Por André Garcia
A Assembleia Legislativa do Mato Grosso (ALMT) quer recategorizar formações vegetais com características de floresta, reinterpretando-as como pertencentes ao bioma Cerrado. A proposta reduz a porcentagem de área que precisa ser preservada em uma propriedade rural de 80% para 35%, colocando 14 milhões de hectares de floresta no estado sob risco.
A tentativa de flexibilizar as normas coloca o agronegócio em risco, tanto por fragilizar um bioma essencial para atividade quanto pela possível perda de mercado, já que a imagem do estado no mercado internacional pode ser afetada se a proposta for interpretada como um retrocesso ambiental. Em um cenário de pressão por práticas sustentáveis, o setor estaria caminhando na contramão da competitividade.

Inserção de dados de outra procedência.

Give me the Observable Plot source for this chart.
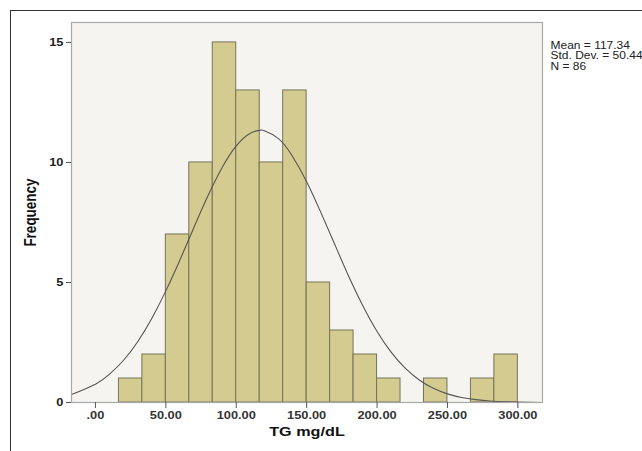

O texto dos parlamentares apareceu de surpresa, por meio de um substitutivo apresentado em cima da hora. O projeto original, PLC 18/2024, de autoria do Executivo, propunha apenas uma mudança na base dos dados para fins de aplicação do Código Ambiental do Estado. Considerado positivo por organizações ambientalistas, o Projeto de Lei Complementar foi apresentado em 22 de maio deste ano.
Conforme o Fórum Popular Socioambiental de Mato Grosso (Formad), na quarta-feira 30/10, no entanto, um substitutivo ao texto passou a jato pelas comissões temáticas da Casa e foi a Plenário, tendo sido aprovado em primeira votação. O substitutivo altera significativamente a classificação oficial das tipologias de vegetação no estado.
Contradição
De acordo com o texto dos parlamentares, passam a ser considerados como pertencentes ao bioma Cerrado as savanas florestadas, conhecidas como “cerradão”, as florestas estacionais semideciduais, as florestas estacionais sempre-verdes e as áreas de transição entre diferentes formações vegetais, chamadas de ecótonos. Isso coloca em risco mais de 14 milhões de hectares de áreas em território mato-grossense.
“Esse PL significa a legalização de inúmeros desmatamentos ilegais em Mato Grosso, o que condiz com a fala do governador Mauro Mendes na COP da Biodiversidade, na Colômbia, de que é necessário acabar com a ilegalidade. É sim, mas não dessa forma como quase aconteceu, por meio de um substitutivo apresentado ‘magicamente’ e que inclui alterações graves, ilegais e inconstitucionais”, explica a consultora jurídica do Observa-MT, Edilene Amaral.
Denúncia pública
Segundo uma denúncia pública que está sendo elaborada por professores de instituições de pesquisa matogrossenses, entre elas a Universidade Federal de Mato Grosso (UFMT) e a Universidade do Estado do Mato Grosso (Unemat), a proposta da Assembleia Legislativa desconsidera mapeamentos oficiais do Instituto Brasileiro de Geografia e Estatística (IBGE) e ignora metodologia científica nacional de classificação da vegetação brasileira, estabelecida no Mapa de Vegetação do Brasil, referência aprovada e adotada em todas as políticas ambientais e de gestão territorial do Brasil.
“Ignorar essa metodologia gera insegurança jurídica e permite interpretações distorcidas da classificação vegetacional, abrindo precedentes perigosos para a manipulação da cobertura vegetal em outros estados. […] A proposta representa um retrocesso no avanço da legislação ambiental e um grave risco à conservação dos ecossistemas brasileiros”, diz o texto prévio divulgado pelo ((o))eco.